-- BEGIN Data block --
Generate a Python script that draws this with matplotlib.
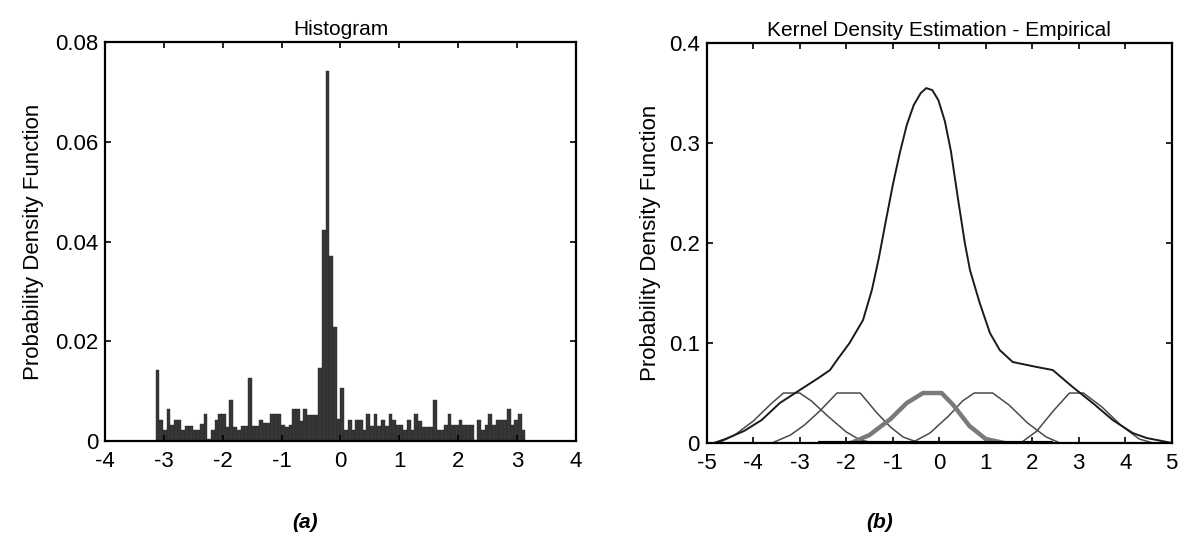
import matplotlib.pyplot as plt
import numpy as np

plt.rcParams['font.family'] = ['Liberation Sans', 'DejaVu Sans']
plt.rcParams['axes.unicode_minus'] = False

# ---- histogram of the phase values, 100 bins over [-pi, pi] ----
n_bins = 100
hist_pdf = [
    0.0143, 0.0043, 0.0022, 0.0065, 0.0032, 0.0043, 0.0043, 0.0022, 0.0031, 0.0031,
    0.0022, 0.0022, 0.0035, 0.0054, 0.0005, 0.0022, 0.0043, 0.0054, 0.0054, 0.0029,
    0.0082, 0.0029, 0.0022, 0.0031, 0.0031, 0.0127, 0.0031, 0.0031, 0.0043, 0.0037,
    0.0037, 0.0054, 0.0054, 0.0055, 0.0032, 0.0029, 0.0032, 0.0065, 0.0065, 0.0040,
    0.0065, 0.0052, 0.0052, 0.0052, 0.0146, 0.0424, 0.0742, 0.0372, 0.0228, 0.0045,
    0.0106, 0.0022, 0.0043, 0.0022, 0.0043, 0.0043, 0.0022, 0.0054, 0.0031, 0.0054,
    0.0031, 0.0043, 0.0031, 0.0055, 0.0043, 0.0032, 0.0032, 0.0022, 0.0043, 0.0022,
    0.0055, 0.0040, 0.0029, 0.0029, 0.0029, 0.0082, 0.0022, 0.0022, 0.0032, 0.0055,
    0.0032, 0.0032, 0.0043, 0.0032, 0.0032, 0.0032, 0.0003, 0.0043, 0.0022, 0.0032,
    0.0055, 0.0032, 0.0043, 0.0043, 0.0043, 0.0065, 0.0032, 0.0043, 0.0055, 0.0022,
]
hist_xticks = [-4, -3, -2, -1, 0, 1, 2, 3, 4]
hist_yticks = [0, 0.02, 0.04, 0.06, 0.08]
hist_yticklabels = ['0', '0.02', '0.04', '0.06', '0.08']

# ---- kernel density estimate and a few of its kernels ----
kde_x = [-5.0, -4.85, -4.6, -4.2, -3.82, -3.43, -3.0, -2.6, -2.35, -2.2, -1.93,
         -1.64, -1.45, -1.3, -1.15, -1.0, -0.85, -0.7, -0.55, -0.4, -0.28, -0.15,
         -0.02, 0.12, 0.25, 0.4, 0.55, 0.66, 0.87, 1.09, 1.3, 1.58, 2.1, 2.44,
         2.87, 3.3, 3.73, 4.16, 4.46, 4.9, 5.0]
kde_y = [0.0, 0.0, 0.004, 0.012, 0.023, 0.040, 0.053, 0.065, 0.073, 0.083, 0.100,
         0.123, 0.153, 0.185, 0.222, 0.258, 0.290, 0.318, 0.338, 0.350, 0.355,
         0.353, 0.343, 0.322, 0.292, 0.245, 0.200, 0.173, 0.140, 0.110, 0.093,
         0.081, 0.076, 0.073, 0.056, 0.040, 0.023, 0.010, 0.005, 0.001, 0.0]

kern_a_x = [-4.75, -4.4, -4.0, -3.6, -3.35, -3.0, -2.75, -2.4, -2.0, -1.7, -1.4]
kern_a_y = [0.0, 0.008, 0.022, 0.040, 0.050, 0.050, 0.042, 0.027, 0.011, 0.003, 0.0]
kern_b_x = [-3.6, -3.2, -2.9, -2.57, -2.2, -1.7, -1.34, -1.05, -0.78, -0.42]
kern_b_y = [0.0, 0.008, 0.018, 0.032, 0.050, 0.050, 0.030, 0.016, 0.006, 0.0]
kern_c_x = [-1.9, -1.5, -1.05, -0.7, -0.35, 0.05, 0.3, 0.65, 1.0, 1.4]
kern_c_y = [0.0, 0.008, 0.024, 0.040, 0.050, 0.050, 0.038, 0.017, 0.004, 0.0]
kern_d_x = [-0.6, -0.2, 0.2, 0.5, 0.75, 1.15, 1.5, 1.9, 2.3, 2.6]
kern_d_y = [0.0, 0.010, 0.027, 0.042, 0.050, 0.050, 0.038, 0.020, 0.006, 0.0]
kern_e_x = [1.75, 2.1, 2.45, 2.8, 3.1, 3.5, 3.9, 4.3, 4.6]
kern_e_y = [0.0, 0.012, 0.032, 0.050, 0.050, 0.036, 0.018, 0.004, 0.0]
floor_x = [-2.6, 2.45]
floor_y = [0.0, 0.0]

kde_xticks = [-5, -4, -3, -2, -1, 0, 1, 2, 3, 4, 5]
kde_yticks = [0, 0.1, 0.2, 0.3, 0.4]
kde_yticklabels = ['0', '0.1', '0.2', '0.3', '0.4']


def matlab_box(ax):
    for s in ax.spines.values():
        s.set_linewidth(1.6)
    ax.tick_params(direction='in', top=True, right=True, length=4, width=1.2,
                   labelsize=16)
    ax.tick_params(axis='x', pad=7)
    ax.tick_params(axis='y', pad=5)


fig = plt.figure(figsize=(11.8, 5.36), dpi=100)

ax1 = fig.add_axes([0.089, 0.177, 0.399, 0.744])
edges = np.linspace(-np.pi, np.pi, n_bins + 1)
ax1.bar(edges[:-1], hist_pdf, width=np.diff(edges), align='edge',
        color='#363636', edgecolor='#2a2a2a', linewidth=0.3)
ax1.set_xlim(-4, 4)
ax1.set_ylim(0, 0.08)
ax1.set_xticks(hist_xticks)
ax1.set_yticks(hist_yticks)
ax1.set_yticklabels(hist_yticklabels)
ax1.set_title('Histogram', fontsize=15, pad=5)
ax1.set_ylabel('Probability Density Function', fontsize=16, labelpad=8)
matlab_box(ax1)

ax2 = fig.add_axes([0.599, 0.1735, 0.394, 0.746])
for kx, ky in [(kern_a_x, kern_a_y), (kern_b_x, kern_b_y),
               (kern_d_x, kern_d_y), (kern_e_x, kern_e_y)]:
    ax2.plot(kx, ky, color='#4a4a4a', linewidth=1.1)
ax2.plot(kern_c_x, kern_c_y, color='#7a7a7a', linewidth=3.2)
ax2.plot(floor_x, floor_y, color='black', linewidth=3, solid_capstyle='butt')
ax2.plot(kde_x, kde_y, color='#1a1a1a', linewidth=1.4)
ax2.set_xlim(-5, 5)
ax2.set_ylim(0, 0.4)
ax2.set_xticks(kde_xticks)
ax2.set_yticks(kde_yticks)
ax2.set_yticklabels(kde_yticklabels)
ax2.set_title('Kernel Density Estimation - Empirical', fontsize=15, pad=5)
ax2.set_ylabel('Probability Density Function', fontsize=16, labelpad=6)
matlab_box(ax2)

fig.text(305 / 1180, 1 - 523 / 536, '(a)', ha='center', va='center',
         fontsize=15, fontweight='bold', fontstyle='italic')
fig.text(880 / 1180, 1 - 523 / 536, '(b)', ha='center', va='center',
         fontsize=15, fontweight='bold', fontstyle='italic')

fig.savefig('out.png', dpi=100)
-- END Data block --
* Task requirements *
Copy each line exactly, and leave the pictures out of your copy.

* Task response *
Generate a Python script that draws this with matplotlib.
import matplotlib.pyplot as plt
import numpy as np

plt.rcParams['font.family'] = ['Liberation Sans', 'DejaVu Sans']
plt.rcParams['axes.unicode_minus'] = False

# ---- histogram of the phase values, 100 bins over [-pi, pi] ----
n_bins = 100
hist_pdf = [
    0.0143, 0.0043, 0.0022, 0.0065, 0.0032, 0.0043, 0.0043, 0.0022, 0.0031, 0.0031,
    0.0022, 0.0022, 0.0035, 0.0054, 0.0005, 0.0022, 0.0043, 0.0054, 0.0054, 0.0029,
    0.0082, 0.0029, 0.0022, 0.0031, 0.0031, 0.0127, 0.0031, 0.0031, 0.0043, 0.0037,
    0.0037, 0.0054, 0.0054, 0.0055, 0.0032, 0.0029, 0.0032, 0.0065, 0.0065, 0.0040,
    0.0065, 0.0052, 0.0052, 0.0052, 0.0146, 0.0424, 0.0742, 0.0372, 0.0228, 0.0045,
    0.0106, 0.0022, 0.0043, 0.0022, 0.0043, 0.0043, 0.0022, 0.0054, 0.0031, 0.0054,
    0.0031, 0.0043, 0.0031, 0.0055, 0.0043, 0.0032, 0.0032, 0.0022, 0.0043, 0.0022,
    0.0055, 0.0040, 0.0029, 0.0029, 0.0029, 0.0082, 0.0022, 0.0022, 0.0032, 0.0055,
    0.0032, 0.0032, 0.0043, 0.0032, 0.0032, 0.0032, 0.0003, 0.0043, 0.0022, 0.0032,
    0.0055, 0.0032, 0.0043, 0.0043, 0.0043, 0.0065, 0.0032, 0.0043, 0.0055, 0.0022,
]
hist_xticks = [-4, -3, -2, -1, 0, 1, 2, 3, 4]
hist_yticks = [0, 0.02, 0.04, 0.06, 0.08]
hist_yticklabels = ['0', '0.02', '0.04', '0.06', '0.08']

# ---- kernel density estimate and a few of its kernels ----
kde_x = [-5.0, -4.85, -4.6, -4.2, -3.82, -3.43, -3.0, -2.6, -2.35, -2.2, -1.93,
         -1.64, -1.45, -1.3, -1.15, -1.0, -0.85, -0.7, -0.55, -0.4, -0.28, -0.15,
         -0.02, 0.12, 0.25, 0.4, 0.55, 0.66, 0.87, 1.09, 1.3, 1.58, 2.1, 2.44,
         2.87, 3.3, 3.73, 4.16, 4.46, 4.9, 5.0]
kde_y = [0.0, 0.0, 0.004, 0.012, 0.023, 0.040, 0.053, 0.065, 0.073, 0.083, 0.100,
         0.123, 0.153, 0.185, 0.222, 0.258, 0.290, 0.318, 0.338, 0.350, 0.355,
         0.353, 0.343, 0.322, 0.292, 0.245, 0.200, 0.173, 0.140, 0.110, 0.093,
         0.081, 0.076, 0.073, 0.056, 0.040, 0.023, 0.010, 0.005, 0.001, 0.0]

kern_a_x = [-4.75, -4.4, -4.0, -3.6, -3.35, -3.0, -2.75, -2.4, -2.0, -1.7, -1.4]
kern_a_y = [0.0, 0.008, 0.022, 0.040, 0.050, 0.050, 0.042, 0.027, 0.011, 0.003, 0.0]
kern_b_x = [-3.6, -3.2, -2.9, -2.57, -2.2, -1.7, -1.34, -1.05, -0.78, -0.42]
kern_b_y = [0.0, 0.008, 0.018, 0.032, 0.050, 0.050, 0.030, 0.016, 0.006, 0.0]
kern_c_x = [-1.9, -1.5, -1.05, -0.7, -0.35, 0.05, 0.3, 0.65, 1.0, 1.4]
kern_c_y = [0.0, 0.008, 0.024, 0.040, 0.050, 0.050, 0.038, 0.017, 0.004, 0.0]
kern_d_x = [-0.6, -0.2, 0.2, 0.5, 0.75, 1.15, 1.5, 1.9, 2.3, 2.6]
kern_d_y = [0.0, 0.010, 0.027, 0.042, 0.050, 0.050, 0.038, 0.020, 0.006, 0.0]
kern_e_x = [1.75, 2.1, 2.45, 2.8, 3.1, 3.5, 3.9, 4.3, 4.6]
kern_e_y = [0.0, 0.012, 0.032, 0.050, 0.050, 0.036, 0.018, 0.004, 0.0]
floor_x = [-2.6, 2.45]
floor_y = [0.0, 0.0]

kde_xticks = [-5, -4, -3, -2, -1, 0, 1, 2, 3, 4, 5]
kde_yticks = [0, 0.1, 0.2, 0.3, 0.4]
kde_yticklabels = ['0', '0.1', '0.2', '0.3', '0.4']


def matlab_box(ax):
    for s in ax.spines.values():
        s.set_linewidth(1.6)
    ax.tick_params(direction='in', top=True, right=True, length=4, width=1.2,
                   labelsize=16)
    ax.tick_params(axis='x', pad=7)
    ax.tick_params(axis='y', pad=5)


fig = plt.figure(figsize=(11.8, 5.36), dpi=100)

ax1 = fig.add_axes([0.089, 0.177, 0.399, 0.744])
edges = np.linspace(-np.pi, np.pi, n_bins + 1)
ax1.bar(edges[:-1], hist_pdf, width=np.diff(edges), align='edge',
        color='#363636', edgecolor='#2a2a2a', linewidth=0.3)
ax1.set_xlim(-4, 4)
ax1.set_ylim(0, 0.08)
ax1.set_xticks(hist_xticks)
ax1.set_yticks(hist_yticks)
ax1.set_yticklabels(hist_yticklabels)
ax1.set_title('Histogram', fontsize=15, pad=5)
ax1.set_ylabel('Probability Density Function', fontsize=16, labelpad=8)
matlab_box(ax1)

ax2 = fig.add_axes([0.599, 0.1735, 0.394, 0.746])
for kx, ky in [(kern_a_x, kern_a_y), (kern_b_x, kern_b_y),
               (kern_d_x, kern_d_y), (kern_e_x, kern_e_y)]:
    ax2.plot(kx, ky, color='#4a4a4a', linewidth=1.1)
ax2.plot(kern_c_x, kern_c_y, color='#7a7a7a', linewidth=3.2)
ax2.plot(floor_x, floor_y, color='black', linewidth=3, solid_capstyle='butt')
ax2.plot(kde_x, kde_y, color='#1a1a1a', linewidth=1.4)
ax2.set_xlim(-5, 5)
ax2.set_ylim(0, 0.4)
ax2.set_xticks(kde_xticks)
ax2.set_yticks(kde_yticks)
ax2.set_yticklabels(kde_yticklabels)
ax2.set_title('Kernel Density Estimation - Empirical', fontsize=15, pad=5)
ax2.set_ylabel('Probability Density Function', fontsize=16, labelpad=6)
matlab_box(ax2)

fig.text(305 / 1180, 1 - 523 / 536, '(a)', ha='center', va='center',
         fontsize=15, fontweight='bold', fontstyle='italic')
fig.text(880 / 1180, 1 - 523 / 536, '(b)', ha='center', va='center',
         fontsize=15, fontweight='bold', fontstyle='italic')

fig.savefig('out.png', dpi=100)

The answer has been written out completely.